Part of it was neither the getting or being lost, but the archival nature of the internet. This is a thread from 1991, which somehow still exists on the internet. Imagine all the stories, the catalogs of life as it is, that could be available for an unprecedented period of time. I'd like to think I came across a rather interesting small section of the internet with that find.

The getting and being lost is, of course, interesting. And terrifying. It's mostly terrifying, really. People regularly die because they have got lost, or ventured off into the wilderness without the proper skills to get around. As I progress to more and more difficult or lengthy trips, being as safe as possible starts to become more of a priority. Reading how people get into and (hopefully) get out of these situations is an interesting read into their physical, but more importantly, mental condition.

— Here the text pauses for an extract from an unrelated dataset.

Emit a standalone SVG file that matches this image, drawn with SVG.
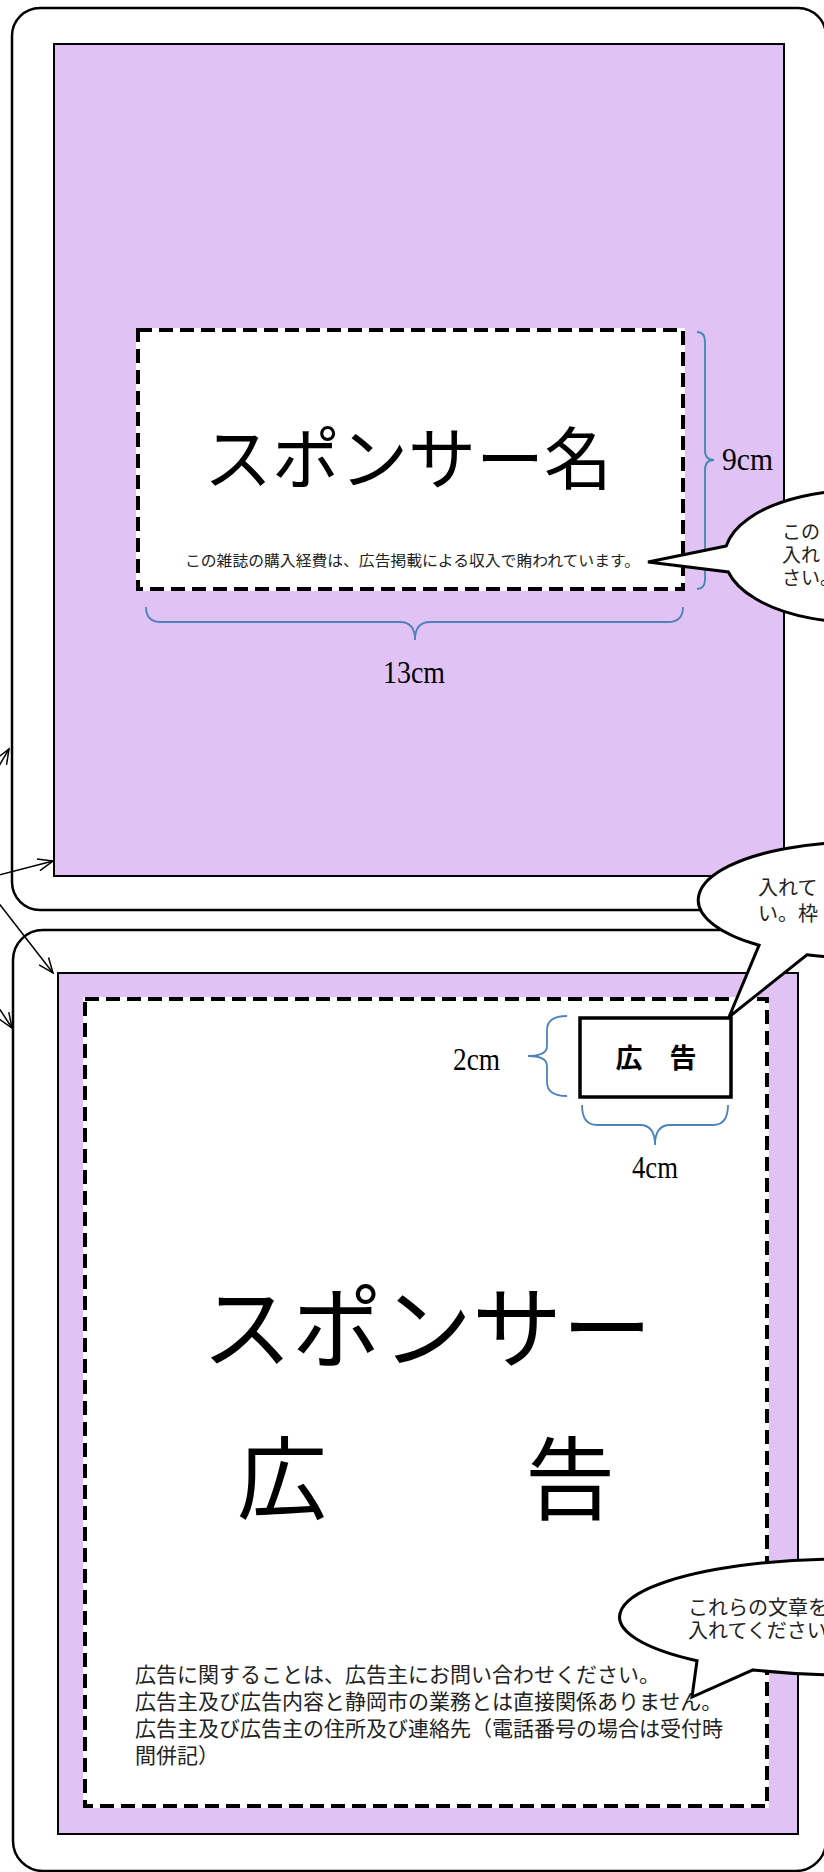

Every trip has a goal of being a round-trip.





lil  ·  2478 days ago  ·  link  ·  

    Every trip has a goal of being a round-trip.

I suppose. Even so:

    All journeys have secret destinations of which the traveller is unaware. - Martin Buber

But in the end:

    We shall not cease from exploration, and the end of all our exploring will be to arrive where we started and know the place for the first time. - T. S. Eliot

1991 is pretty old in internet time. My first freenet account was in 1995. It was so amazing - and so slow. We waited and waited for our dial-up connections to bring back data. But it still was faster than going to a library and finding an encyclopedia. :-)

ButterflyEffect  ·  2477 days ago  ·  link  ·  

That's a beautiful quote from T. S. Eliot, is that an excerpt from a larger work?

lil  ·  2477 days ago  ·  link  ·  

TS Elliot wrote a poetry book called " The Four Quartets." All the poems seem to deal with time. The quote is from "Little Gidding," one of the four long poems in that book.

However, I first saw the quote as an epigraph in "The Magus' by John Fowles.